El Tartufo de la venganza
Las infames mutilaciones cometidas por los cipayos recuerdan las prácticas del Imperio Bizantino cristiano o las prescripciones de la ley criminal del emperador Carlos V, o, en Inglaterra, los castigos por alta traición que registraba el juez Blackstone. Para los hindúes, cuya religión los convirtió en virtuosos en el arte de torturarse a sí mismos, estas torturas infligidas a enemigos de su raza y de sus creencias parecen muy naturales, y deben parecerlo aun más a los ojos de los ingleses que, hasta hace pocos años, cobraban rentas por las fiestas de Krishna, protegiendo y contribuyendo a los ritos sangrientos de una religión de crueldad.
Los rugidos frenéticos de “el viejo sanguinario Times”, como lo llamaba William Cobbett, su manera de interpretar un personaje furioso en una ópera de Mozart que se complace, al ritmo de los acordes más melodiosos, con la idea de colgar a su enemigo, luego quemarlo, luego descuartizarlo, luego desollarlo vivo; todo este furor de venganza parecería bastante estúpido si, bajo las declamaciones trágicas, no se distinguieran claramente los trucos de la comedia. The London Times carga con demasiada fuerza, y no sólo por pánico. Suministra a la comedia un tema que a Molière se le escapó: el Tartufo de la venganza. Lo que busca, simplemente, es hacer batahola para apoyar los fondos del Estado y encubrir al gobierno.
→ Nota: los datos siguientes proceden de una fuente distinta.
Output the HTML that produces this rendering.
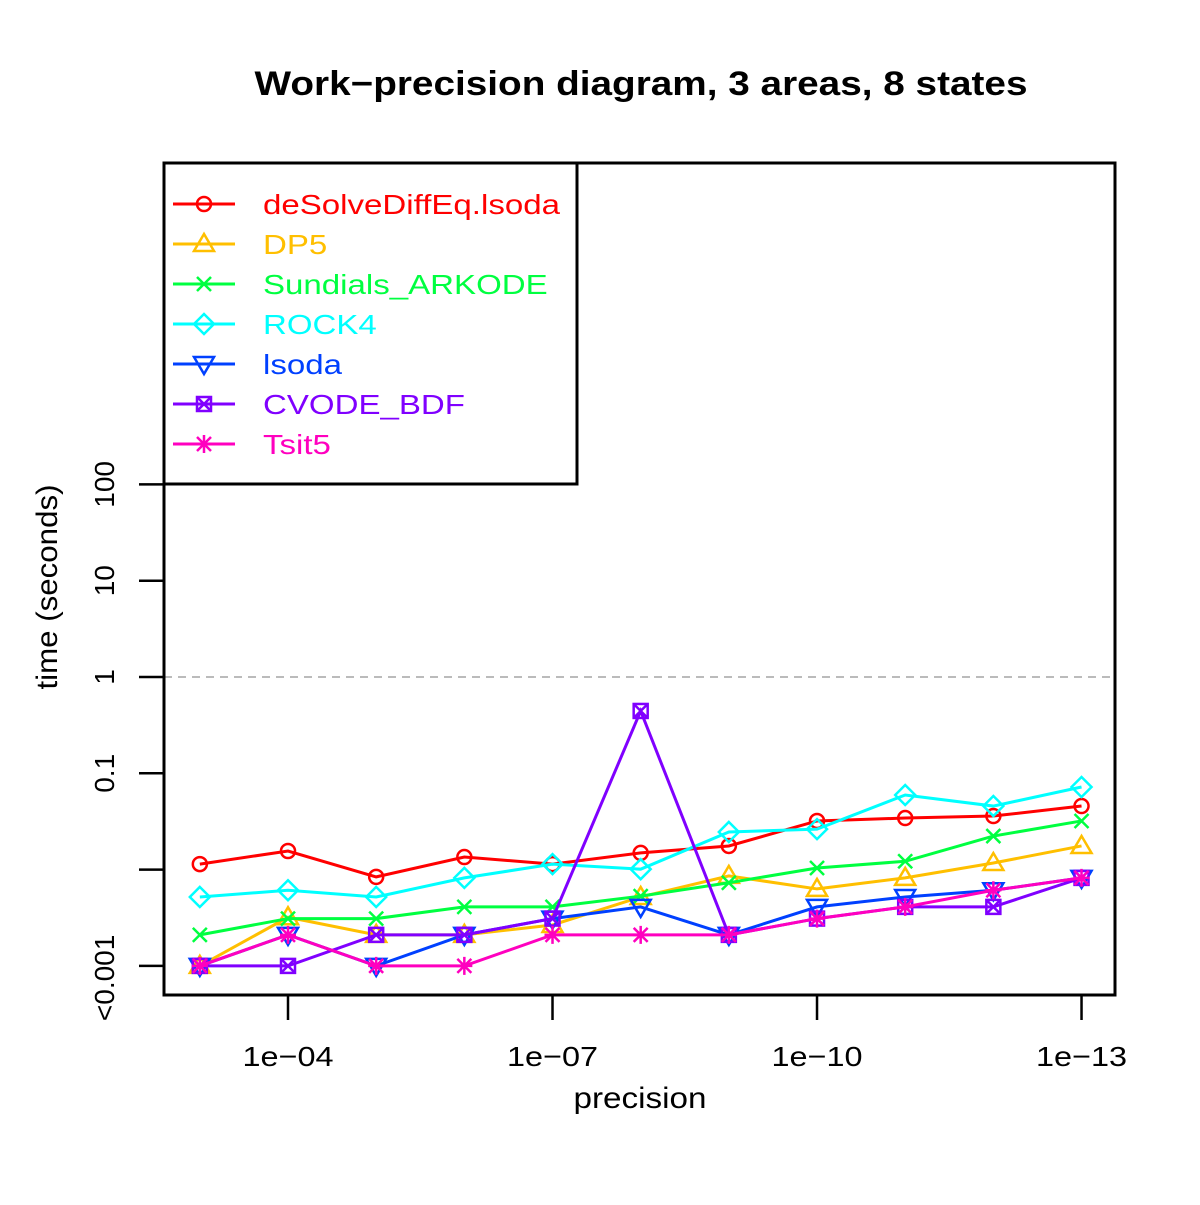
<!DOCTYPE html>
<html><head><meta charset="utf-8"><style>
body{margin:0;background:#fff}
svg text{font-family:"Liberation Sans","DejaVu Sans",sans-serif}
</style></head><body>
<svg id="chart" width="1200" height="1200" viewBox="0 0 1200 1200" xmlns="http://www.w3.org/2000/svg">
<rect width="1200" height="1200" fill="#fff"/>
<text x="641" y="95" font-size="34" font-weight="bold" text-anchor="middle" textLength="773" lengthAdjust="spacingAndGlyphs">Work−precision diagram, 3 areas, 8 states</text>
<text x="640" y="1108" font-size="30" text-anchor="middle" textLength="133" lengthAdjust="spacingAndGlyphs">precision</text>
<text transform="translate(57,587) rotate(-90)" font-size="30" text-anchor="middle" textLength="205" lengthAdjust="spacingAndGlyphs">time (seconds)</text>
<g id="plot"></g>
</svg>
<script>
const precisions = [1e-3,1e-4,1e-5,1e-6,1e-7,1e-8,1e-9,1e-10,1e-11,1e-12,1e-13];
const xTickValues = [1e-4,1e-7,1e-10,1e-13];
const xTickLabels = ["1e−04","1e−07","1e−10","1e−13"];
const yTickValues = [100,10,1,0.1,0.01,0.001];
const yTickLabels = ["100","10","1","0.1","","<0.001"];
const seriesNames = ["deSolveDiffEq.lsoda","DP5","Sundials_ARKODE","ROCK4","lsoda","CVODE_BDF","Tsit5"];
const seriesColors = ["#FF0000","#FFBF00","#00FF40","#00FFFF","#0040FF","#8000FF","#FF00BF"];
const timesRed = [0.0114,0.0156,0.0084,0.0135,0.0114,0.0149,0.0176,0.032,0.0343,0.036,0.0457];
const timesOrange = [0.001,0.0032,0.0021,0.0021,0.00266,0.0052,0.0086,0.0063,0.0082,0.0117,0.0176];
const timesGreen = [0.0021,0.0031,0.0031,0.0041,0.0041,0.0053,0.0073,0.0104,0.0122,0.0223,0.032];
const timesCyan = [0.0052,0.0061,0.0052,0.0082,0.0114,0.0101,0.0246,0.0263,0.0595,0.0457,0.0721];
const timesBlue = [0.001,0.0021,0.001,0.0021,0.0031,0.0041,0.0021,0.0041,0.0052,0.0061,0.0082];
const timesPurple = [0.001,0.001,0.0021,0.0021,0.0031,0.444,0.0021,0.0031,0.0041,0.0041,0.0082];
const timesPink = [0.001,0.0021,0.001,0.001,0.0021,0.0021,0.0021,0.0031,0.0041,0.0061,0.0082];
const allSeries = [timesRed,timesOrange,timesGreen,timesCyan,timesBlue,timesPurple,timesPink];
const markerTypes = ["circle","triangle","x","diamond","down","squarex","asterisk"];

const NS="http://www.w3.org/2000/svg";
const g=document.getElementById('plot');
const X0=164,X1=1115,Y0=163,Y1=995;
function xScale(p){return 288+(-Math.log10(p)-4)*88.17;}
function yScale(v){return 677-Math.log10(v)*96.3;}
function mk(tag,attrs,parent){const e=document.createElementNS(NS,tag);for(const k in attrs)e.setAttribute(k,attrs[k]);(parent||g).appendChild(e);return e;}

const ref=mk('line',{x1:X0,x2:X1,y1:yScale(1),y2:yScale(1),stroke:'#bbb','stroke-width':2,'stroke-dasharray':'8,6'});



xTickValues.forEach((v,i)=>{
  const x=xScale(v);
  const t=mk('line',{x1:x,x2:x,y1:Y1,y2:Y1+25,stroke:'#000','stroke-width':2.5});
  
  
  const l=mk('text',{x:x,y:1066,'font-size':28,'text-anchor':'middle',textLength:91,lengthAdjust:'spacingAndGlyphs'});
  l.textContent=xTickLabels[i];
  
  
});
yTickValues.forEach((v,i)=>{
  const y=yScale(v);
  const t=mk('line',{x1:X0-25,x2:X0,y1:y,y2:y,stroke:'#000','stroke-width':2.5});
  
  
  if(yTickLabels[i]){
    const yy = yTickLabels[i]==="<0.001" ? y+12 : y;
    const l=mk('text',{transform:`translate(114,${yy}) rotate(-90)`,'font-size':28,'text-anchor':'middle'});
    l.textContent=yTickLabels[i];
    
    
  }
});

function marker(type,x,y,c,parent){
  const a={fill:'none',stroke:c,'stroke-width':2.5};
  const p=parent||g;
  if(type==='circle') mk('circle',Object.assign({cx:x,cy:y,r:7},a),p);
  else if(type==='triangle') mk('polygon',Object.assign({points:`${x},${y-10} ${x-10},${y+7} ${x+10},${y+7}`},a),p);
  else if(type==='down') mk('polygon',Object.assign({points:`${x},${y+10} ${x-10},${y-7} ${x+10},${y-7}`},a),p);
  else if(type==='diamond') mk('polygon',Object.assign({points:`${x},${y-10} ${x+10},${y} ${x},${y+10} ${x-10},${y}`},a),p);
  else if(type==='x'){mk('path',Object.assign({d:`M${x-7},${y-7}L${x+7},${y+7}M${x-7},${y+7}L${x+7},${y-7}`},a),p);}
  else if(type==='squarex'){mk('rect',Object.assign({x:x-7,y:y-7,width:14,height:14},a),p);mk('path',Object.assign({d:`M${x-7},${y-7}L${x+7},${y+7}M${x-7},${y+7}L${x+7},${y-7}`},a),p);}
  else if(type==='asterisk'){mk('path',Object.assign({d:`M${x-8},${y}L${x+8},${y}M${x},${y-9}L${x},${y+9}M${x-7},${y-7}L${x+7},${y+7}M${x-7},${y+7}L${x+7},${y-7}`},a),p);}
}

allSeries.forEach((vals,si)=>{
  const sg=mk('g',{});
  
  
  const pts=vals.map((v,i)=>xScale(precisions[i])+','+yScale(v)).join(' ');
  mk('polyline',{points:pts,fill:'none',stroke:seriesColors[si],'stroke-width':3},sg);
  vals.forEach((v,i)=>marker(markerTypes[si],xScale(precisions[i]),yScale(v),seriesColors[si],sg));
});

const box=mk('rect',{x:X0,y:Y0,width:X1-X0,height:Y1-Y0,fill:'none',stroke:'#000','stroke-width':3});



const lg=mk('g',{});


mk('rect',{x:X0,y:Y0,width:413,height:321,fill:'#fff',stroke:'#000','stroke-width':3},lg);
seriesNames.forEach((n,i)=>{
  const y=204+i*40;
  const eg=mk('g',{},lg);
  
  
  mk('line',{x1:173,x2:235,y1:y,y2:y,stroke:seriesColors[i],'stroke-width':3},eg);
  marker(markerTypes[i],204,y,seriesColors[i],eg);
  const t=mk('text',{x:263,y:y+10,'font-size':28,fill:seriesColors[i]},eg);
  t.textContent=n;
  const w=t.getComputedTextLength();
  t.setAttribute('textLength',(w*1.18).toFixed(1));
  t.setAttribute('lengthAdjust','spacingAndGlyphs');
});
</script>
</body></html>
Dado que Delhi no cayó, como las murallas de Jericó, con el soplo del viento, debe aturdirse a John Bull con los gritos de venganza, para hacerle olvidar que su gobierno es responsable del mal que lo aqueja y de las dimensiones colosales que éste adquirió.
*Este artículo de Karl Marx fue publicado en The New York Daily Tribune el 16 de septiembre de 1857.